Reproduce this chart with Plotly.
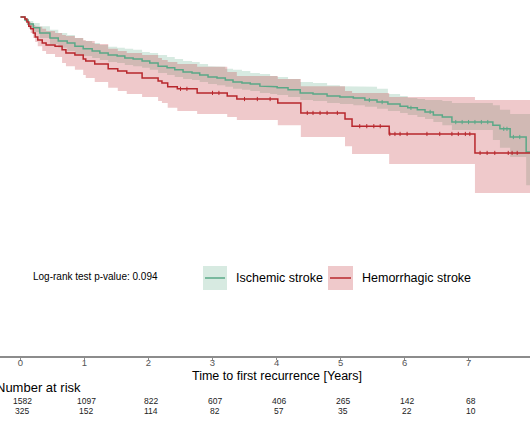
import numpy as np
import plotly.graph_objects as go

# ---------------- data ----------------
# Hemorrhagic stroke: KM step times (years) and survival estimates
hem_time = [0, 0.07, 0.10, 0.13, 0.16, 0.20, 0.23, 0.27, 0.34, 0.40,
            0.54, 0.65, 0.71, 0.85, 0.98, 1.02, 1.16, 1.37, 1.52, 1.66,
            1.90, 2.15, 2.21, 2.30, 2.45, 2.76, 3.23, 3.38, 4.02, 4.38,
            5.07, 5.18, 5.76, 7.10]
hem_surv = [1.000, 0.994, 0.985, 0.973, 0.965, 0.953, 0.941, 0.932, 0.923, 0.917,
            0.914, 0.903, 0.894, 0.888, 0.876, 0.870, 0.861, 0.847, 0.841, 0.835,
            0.820, 0.811, 0.805, 0.794, 0.788, 0.776, 0.767, 0.758, 0.746, 0.717,
            0.699, 0.678, 0.655, 0.599]
hem_upper = [1.000, 0.997, 0.991, 0.985, 0.982, 0.976, 0.973, 0.971, 0.965, 0.959,
             0.953, 0.947, 0.944, 0.938, 0.932, 0.929, 0.920, 0.906, 0.900, 0.894,
             0.888, 0.879, 0.873, 0.867, 0.861, 0.853, 0.838, 0.826, 0.817, 0.796,
             0.782, 0.776, 0.764, 0.755]
hem_lower = [1.000, 0.988, 0.976, 0.965, 0.953, 0.938, 0.926, 0.914, 0.900, 0.891,
             0.882, 0.864, 0.855, 0.844, 0.829, 0.820, 0.808, 0.791, 0.782, 0.773,
             0.764, 0.752, 0.746, 0.732, 0.723, 0.714, 0.705, 0.696, 0.681, 0.646,
             0.619, 0.596, 0.566, 0.481]
hem_censor = [2.50, 2.60, 3.00, 3.10, 3.50, 3.70, 3.90, 4.48, 4.57, 4.68, 4.79, 4.95,
              5.30, 5.41, 5.52, 5.62, 5.77, 5.85, 5.93, 6.04, 6.35, 6.55, 6.74,
              6.84, 6.95, 7.02, 7.18, 7.29, 7.41, 7.62, 7.68, 7.76]

# Ischemic stroke
isc_time = [0, 0.07, 0.12, 0.20, 0.30, 0.46, 0.59, 0.73, 0.85, 0.98,
            1.12, 1.24, 1.37, 1.51, 1.63, 1.76, 1.90, 2.02, 2.15, 2.29,
            2.41, 2.54, 2.68, 2.80, 2.93, 3.07, 3.20, 3.32, 3.46, 3.59,
            3.74, 3.90, 4.01, 4.18, 4.37, 4.57, 4.79, 4.99, 5.20, 5.38,
            5.57, 5.74, 5.93, 6.05, 6.20, 6.32, 6.45, 6.59, 6.74, 7.38,
            7.49, 7.65, 7.90]
isc_surv = [1.000, 0.991, 0.979, 0.968, 0.953, 0.938, 0.929, 0.923, 0.914, 0.906,
            0.900, 0.894, 0.888, 0.885, 0.879, 0.876, 0.870, 0.864, 0.855, 0.850,
            0.844, 0.838, 0.835, 0.829, 0.823, 0.820, 0.814, 0.808, 0.805, 0.802,
            0.796, 0.794, 0.791, 0.785, 0.776, 0.773, 0.767, 0.764, 0.761, 0.755,
            0.749, 0.743, 0.737, 0.732, 0.726, 0.720, 0.711, 0.705, 0.690, 0.681,
            0.670, 0.646, 0.602]
isc_upper = [1.000, 0.997, 0.988, 0.982, 0.973, 0.962, 0.953, 0.947, 0.938, 0.929,
             0.923, 0.917, 0.912, 0.909, 0.906, 0.903, 0.897, 0.894, 0.888, 0.882,
             0.876, 0.870, 0.867, 0.861, 0.855, 0.853, 0.847, 0.844, 0.841, 0.835,
             0.832, 0.826, 0.823, 0.817, 0.808, 0.805, 0.799, 0.796, 0.794, 0.794,
             0.788, 0.773, 0.767, 0.761, 0.758, 0.755, 0.755, 0.752, 0.746, 0.740,
             0.726, 0.714, 0.714]
isc_lower = [1.000, 0.985, 0.971, 0.956, 0.938, 0.920, 0.909, 0.900, 0.891, 0.885,
             0.879, 0.873, 0.867, 0.864, 0.858, 0.855, 0.850, 0.844, 0.835, 0.829,
             0.823, 0.817, 0.814, 0.808, 0.802, 0.799, 0.794, 0.788, 0.785, 0.782,
             0.776, 0.773, 0.770, 0.764, 0.755, 0.752, 0.746, 0.743, 0.740, 0.735,
             0.729, 0.723, 0.717, 0.711, 0.705, 0.699, 0.690, 0.681, 0.667, 0.637,
             0.614, 0.587, 0.504]
isc_censor = [5.45, 5.65, 6.10, 6.40, 6.80, 6.90, 7.00, 7.10, 7.20, 7.30,
              7.55, 7.60, 7.70, 7.80]

tick_years = [0, 1, 2, 3, 4, 5, 6, 7]
risk_isc = [1582, 1097, 822, 607, 406, 265, 142, 68]
risk_hem = [325, 152, 114, 82, 57, 35, 22, 10]
group_names = ["Ischemic stroke", "Hemorrhagic stroke"]
pvalue_text = "Log-rank test p-value: 0.094"
x_title = "Time to first recurrence [Years]"
T_END = 8.0

# ---------------- styles ----------------
GREEN = "#5aa887"
RED = "#b8272d"
GREEN_FILL = "rgba(95,172,135,0.25)"
RED_FILL = "rgba(192,48,56,0.26)"
FONT = "Arial, Liberation Sans, sans-serif"


def step_xy(t, v, t_end):
    t = list(t) + [t_end]
    xs, ys = [], []
    for i in range(len(v)):
        xs += [t[i], t[i + 1]]
        ys += [v[i], v[i]]
    return np.array(xs), np.array(ys)


def band_polygon(t, up, lo, t_end):
    xu, yu = step_xy(t, up, t_end)
    xl, yl = step_xy(t, lo, t_end)
    return np.concatenate([xu, xl[::-1]]), np.concatenate([yu, yl[::-1]])


def value_at(t, v, q):
    idx = np.searchsorted(np.array(t), np.array(q), side="right") - 1
    return np.array(v)[idx]


fig = go.Figure()

# bands
for t, up, lo, fc in [(isc_time, isc_upper, isc_lower, GREEN_FILL),
                      (hem_time, hem_upper, hem_lower, RED_FILL)]:
    px_, py_ = band_polygon(t, up, lo, T_END)
    fig.add_trace(go.Scatter(x=px_, y=py_, fill="toself", fillcolor=fc,
                             line=dict(width=0), mode="lines",
                             hoverinfo="skip", showlegend=False))

# curves
for t, s, c, nm in [(isc_time, isc_surv, GREEN, group_names[0]),
                    (hem_time, hem_surv, RED, group_names[1])]:
    sx, sy = step_xy(t, s, T_END)
    fig.add_trace(go.Scatter(x=sx, y=sy, mode="lines", name=nm,
                             line=dict(color=c, width=1.5), showlegend=False))

# censor marks
for t, s, cen, c in [(isc_time, isc_surv, isc_censor, GREEN),
                     (hem_time, hem_surv, hem_censor, RED)]:
    fig.add_trace(go.Scatter(x=cen, y=value_at(t, s, cen), mode="markers",
                             marker=dict(symbol="line-ns", size=3,
                                         line=dict(color=c, width=1)),
                             hoverinfo="skip", showlegend=False))

# ---------------- layout ----------------
W, H = 530, 442
PLOT_BOTTOM = 356  # pixel row of x axis
fig.update_layout(
    width=W, height=H,
    margin=dict(l=0, r=0, t=0, b=H - PLOT_BOTTOM, pad=0),
    paper_bgcolor="white", plot_bgcolor="white",
    font=dict(family=FONT, color="black"),
    showlegend=False,
    xaxis=dict(range=[-0.32, 7.96], tickvals=tick_years,
               ticktext=[str(v) for v in tick_years],
               showgrid=False, zeroline=False,
               showline=True, linecolor="#8c8c8c", linewidth=1.5,
               ticks="outside", ticklen=2, tickcolor="#8c8c8c", tickwidth=1,
               ticklabelstandoff=-5,
               tickfont=dict(size=9.5, color="#555555", family=FONT)),
    yaxis=dict(range=[0, 1.0501], visible=False, showgrid=False, zeroline=False),
)


def py2paper(py):
    return (PLOT_BOTTOM - py) / PLOT_BOTTOM


# legend (drawn manually as filled keys)
for (x0, x1, fc, lc, name) in [(203, 227, GREEN_FILL, GREEN, group_names[0]),
                               (328, 353, RED_FILL, RED, group_names[1])]:
    fig.add_shape(type="rect", xref="paper", yref="paper",
                  x0=x0 / W, x1=x1 / W, y0=py2paper(290), y1=py2paper(266),
                  fillcolor=fc, line=dict(width=0))
    fig.add_shape(type="line", xref="paper", yref="paper",
                  x0=(x0 + 2) / W, x1=(x1 - 2) / W, y0=py2paper(278), y1=py2paper(278),
                  line=dict(color=lc, width=1.5))
    fig.add_annotation(x=(x1 + 7) / W, y=py2paper(278), xref="paper", yref="paper",
                       text=name, showarrow=False, xanchor="left", yanchor="middle",
                       font=dict(size=12.5, family=FONT, color="black"))

fig.add_annotation(x=31 / W, y=py2paper(276), xref="paper", yref="paper",
                   text=pvalue_text, showarrow=False, xanchor="left", yanchor="middle",
                   font=dict(size=10, family=FONT, color="black"))

fig.add_annotation(x=4, y=py2paper(376), xref="x", yref="paper",
                   text=x_title, showarrow=False, xanchor="center", yanchor="middle",
                   font=dict(size=12.5, family=FONT, color="black"))

fig.add_annotation(x=-6.4 / W, y=py2paper(387), xref="paper", yref="paper",
                   text="Number at risk", showarrow=False, xanchor="left", yanchor="middle",
                   font=dict(size=13, family=FONT, color="black"))

for row_vals, py in [(risk_isc, 401), (risk_hem, 411)]:
    for xv, n in zip(tick_years, row_vals):
        fig.add_annotation(x=xv, y=py2paper(py), xref="x", yref="paper",
                           text=str(n), showarrow=False, xanchor="center",
                           yanchor="middle", xshift=2,
                           font=dict(size=8.5, family=FONT, color="#222222"))

fig.write_html("out.html", config={"displayModeBar": False},
               post_script="document.body.style.margin='0';document.body.style.overflow='hidden';")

•••••

Each line from the top of the material through the line containing "import plotly.graph_objects as go" should be reproduced exactly; please drop any images.

- [Answer to the problem]:
Reproduce this chart with Plotly.
import numpy as np
import plotly.graph_objects as go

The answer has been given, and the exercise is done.